Angesichts dieser Tatsachen ist es äußerst bedenklich zu beobachten, wie derart unmenschliche und zudem illegale Praktiken seit 13 Jahren in einem Staat betrieben werden, der sich Rechtsstaat schimpft. Es kann und darf nicht sein, dass die rechtsstaatlichen Prinzipien außer Kraft gesetzt werden. Denn diese existieren nicht ohne Grund, sollen sie Missbrauch und Willkür vermeiden. Beides fand in Guantanamo statt, und ist genau so wenig akzeptabel wie Selbstjustiz.

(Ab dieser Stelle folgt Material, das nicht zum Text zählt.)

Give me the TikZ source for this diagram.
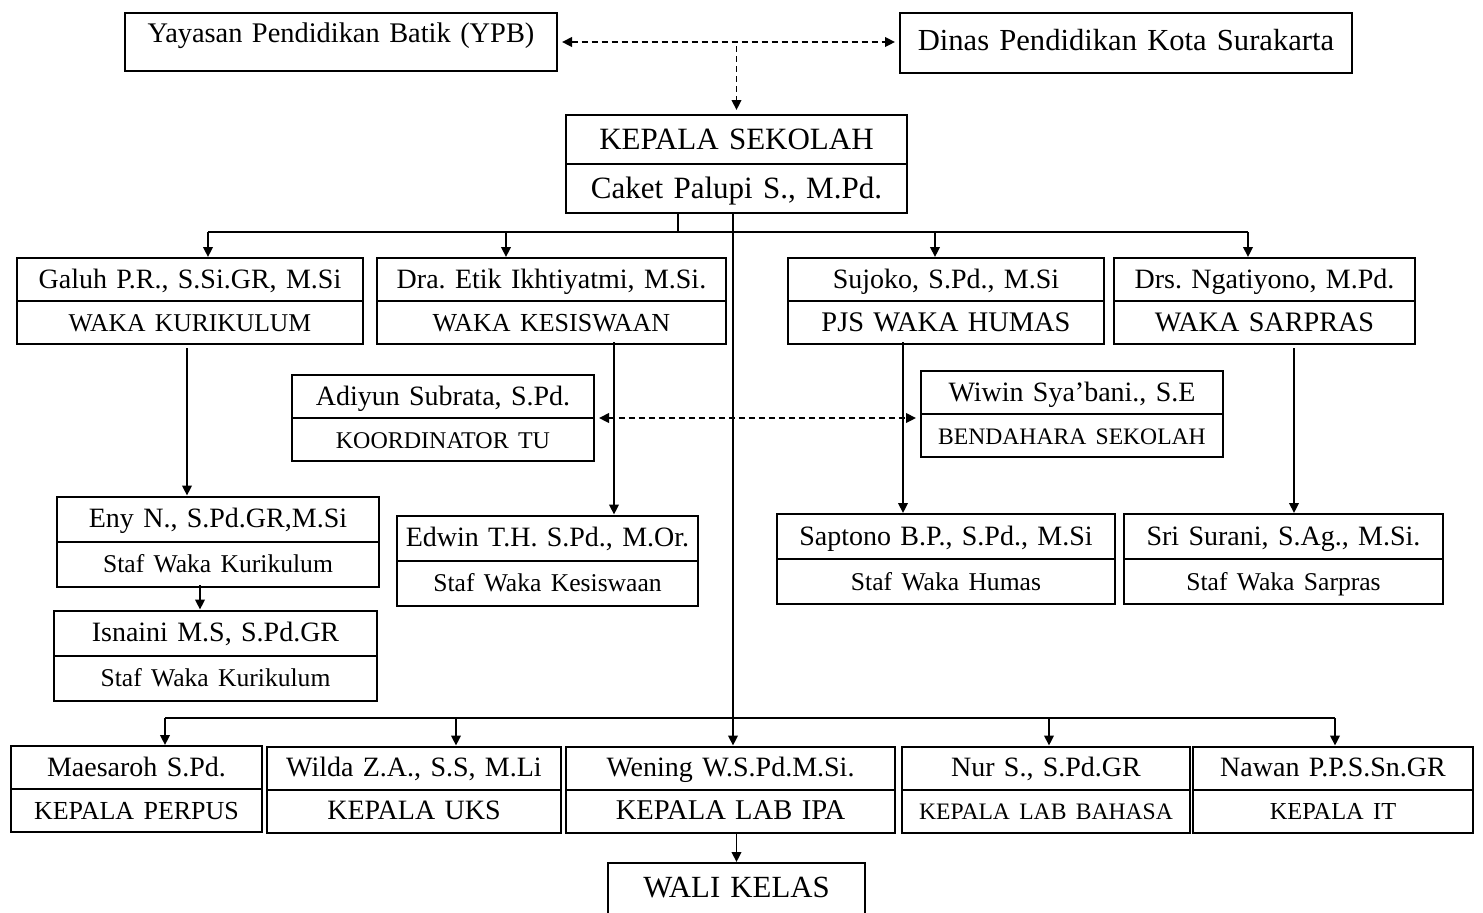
\documentclass[tikz,border=0pt]{standalone}
\usepackage{fontspec}
\setmainfont{Liberation Serif}
\usepackage{tikz}
\usetikzlibrary{arrows.meta,shapes.multipart,calc}
\frenchspacing
\newcommand{\fs}[1]{\fontsize{#1}{#1}\selectfont}
\newcommand{\partn}{\rule[-5.8pt]{0pt}{20.5pt}}
\newcommand{\partt}{\rule[-6.3pt]{0pt}{21.5pt}}
\newcommand{\partk}{\rule[-7pt]{0pt}{23.5pt}}

\begin{document}
\begin{tikzpicture}[x=0.5pt,y=-0.5pt,>={Triangle[length=5pt,width=4.8pt]},
  sbox/.style={draw,line width=1pt,inner sep=0pt,align=center},
  pbox/.style={rectangle split,rectangle split parts=2,draw,line width=1pt,
    inner sep=0pt,align=center,font=\fs{14}},
  link/.style={line width=0.9pt},
  arr/.style={->,line width=0.9pt},
  dashline/.style={line width=0.9pt,dash pattern=on 3pt off 2pt,shorten <=2pt,shorten >=2pt},
  dasharr/.style={dashline,<->}]
\useasboundingbox (0,0) rectangle (1483,912);
\node[sbox,text width=216pt,text height=14.5pt,text depth=14.5pt,font=\fs{14.2}] (ypb) at (341,42) {Yayasan Pendidikan Batik (YPB)};
\node[sbox,text width=226pt,text height=18.5pt,text depth=11.5pt,font=\fs{15.3}] (dinas) at (1126,43) {Dinas Pendidikan Kota Surakarta};
\node[pbox,text width=170.5pt,font=\fs{15.5}] (kepala) at (736.5,164) {\partk KEPALA SEKOLAH\nodepart{two}\partk Caket Palupi S., M.Pd.};

\node[pbox,text width=173pt] (galuh) at (190,301) {\partn Galuh P.R., S.Si.GR, M.Si\nodepart{two}\partn\fs{12.8}WAKA KURIKULUM};
\node[pbox,text width=174.5pt] (etik) at (551.5,301) {\partn Dra. Etik Ikhtiyatmi, M.Si.\nodepart{two}\partn\fs{13}WAKA KESISWAAN};
\node[pbox,text width=158pt] (sujoko) at (946,301) {\partn Sujoko, S.Pd., M.Si\nodepart{two}\partn\fs{14.2}PJS WAKA HUMAS};
\node[pbox,text width=150.5pt] (ngatiyono) at (1264.5,301) {\partn Drs. Ngatiyono, M.Pd.\nodepart{two}\partn\fs{14.1}WAKA SARPRAS};
\node[pbox,text width=151pt] (adiyun) at (443,418) {\partn Adiyun Subrata, S.Pd.\nodepart{two}\partn\fs{12}KOORDINATOR TU};
\node[pbox,text width=151pt] (wiwin) at (1072,414) {\partn Wiwin Sya’bani., S.E\nodepart{two}\partn\fs{11.8}BENDAHARA SEKOLAH};

\node[pbox,text width=161pt] (eny) at (218,541.5) {\partt Eny N., S.Pd.GR,M.Si\nodepart{two}\partt\fs{12.8}Staf Waka Kurikulum};
\node[pbox,text width=161.5pt] (isnaini) at (215.5,655.5) {\partt Isnaini M.S, S.Pd.GR\nodepart{two}\partt\fs{12.8}Staf Waka Kurikulum};
\node[pbox,text width=150.5pt] (edwin) at (547.5,560.5) {\partt Edwin T.H. S.Pd., M.Or.\nodepart{two}\partt\fs{12.8}Staf Waka Kesiswaan};
\node[pbox,text width=169pt] (saptono) at (946,559) {\partt Saptono B.P., S.Pd., M.Si\nodepart{two}\partt\fs{12.8}Staf Waka Humas};
\node[pbox,text width=159.5pt] (sri) at (1283.5,559) {\partt Sri Surani, S.Ag., M.Si.\nodepart{two}\partt\fs{12.8}Staf Waka Sarpras};

\node[pbox,text width=125.5pt] (perpus) at (136.5,789) {\partn Maesaroh S.Pd.\nodepart{two}\partn\fs{13}KEPALA PERPUS};
\node[pbox,text width=147pt] (uks) at (414,789.5) {\partn Wilda Z.A., S.S, M.Li\nodepart{two}\partn KEPALA UKS};
\node[pbox,text width=164.5pt] (labipa) at (730.5,789.5) {\partn Wening W.S.Pd.M.Si.\nodepart{two}\partn\fs{14.3}KEPALA LAB IPA};
\node[pbox,text width=144pt] (labbhs) at (1046,789.5) {\partn Nur S., S.Pd.GR\nodepart{two}\partn\fs{11.8}KEPALA LAB BAHASA};
\node[pbox,text width=140pt] (it) at (1333,789.5) {\partn Nawan P.P.S.Sn.GR\nodepart{two}\partn\fs{12.2}KEPALA IT};
\node[sbox,text width=128.5pt,text height=17pt,text depth=13pt,font=\fs{15.4},anchor=north] (wali) at (736.5,862) {WALI KELAS};

\coordinate (kdrop) at (678,232);
\coordinate (t1) at (208,232); \coordinate (t2) at (506,232);
\coordinate (t3) at (935,232); \coordinate (t4) at (1248,232);
\coordinate (u1) at (165,718); \coordinate (u2) at (456,718); \coordinate (u3) at (733,718);
\coordinate (u4) at (1049,718); \coordinate (u5) at (1335,718);
\coordinate (v1) at (187,348); \coordinate (v2) at (200,585); \coordinate (v3) at (614,342);
\coordinate (v4) at (903,342); \coordinate (v5) at (1294,348);

\draw[dasharr] (ypb.east) -- (ypb.east -| dinas.west);
\draw[dashline,->] (kepala.north |- ypb.east) -- (kepala.north);
\draw[link] (kdrop |- kepala.south) -- (kdrop);
\draw[link] (t1) -- (t4);
\foreach \t/\n in {t1/galuh,t2/etik,t3/sujoko,t4/ngatiyono}
  \draw[arr] (\t) -- (\t |- \n.north);
\draw[arr] (v1) -- (v1 |- eny.north);
\draw[arr] (v2) -- (v2 |- isnaini.north);
\draw[arr] (v3) -- (v3 |- edwin.north);
\draw[arr] (v4) -- (v4 |- saptono.north);
\draw[arr] (v5) -- (v5 |- sri.north);
\draw[dasharr] (adiyun.east) -- (adiyun.east -| wiwin.west);
\draw[arr] (u3 |- kepala.south) -- (u3 |- labipa.north);
\draw[link] (u1) -- (u5);
\foreach \u/\n in {u1/perpus,u2/uks,u4/labbhs,u5/it}
  \draw[arr] (\u) -- (\u |- \n.north);
\draw[arr] (wali.north |- labipa.south) -- (wali.north);
\end{tikzpicture}
\end{document}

Ob es dabei um Terrorismus oder sonst etwas geht ist für diesen Grundsatz unerheblich. Das macht den Sachverhalt sogar noch absurder: Die US-Regierung terrorisiert ihre eigenen Bürger, um den Terrorismus zu bekämpfen. Dies erinnert ein Stück weit an das Talionsprinzip, dessen langfristige Folgen bereits von Ghandhi auf den Punkt gebracht wurden: „Auge um Auge – und die ganze Welt bild blind sein“.

Dass Obama dieses Problem offensichtlich in seiner gesamten Brisanz erkannt hat und sich auch nicht scheut es beim Wort zu nennen („dass Guantanamo der moralischen Autorität [der USA] geschadet hat“, „Guantanamo [war] kein Instrument für die Terrorismusbekämpfung, sondern wurde zu einem Symbol, das der Al Kaida half, Terroristen für ihre Sache zu rekrutieren. Die Existenz von Guantanamo hat wahrscheinlich mehr Terroristen auf der Welt geschaffen, als jemals dort inhaftiert wurden“) ist ein Anfang, aber es müssen Taten folgen. Und die blieben bislang selbst 6 Jahre nach den Worten noch aus.

One thought on “Guantánamo-Folter: Ein weiterer Versuch zur Schließung

  1. Fritz

    Guantanamo befindet sich auf Kubanischem Territorium. So kann nicht gegen demokratische Grundregeln auf US Territorium verstoßen werden.

    Was im Gefängnis von Guantanamo geschieht wäre in USA unmöglich.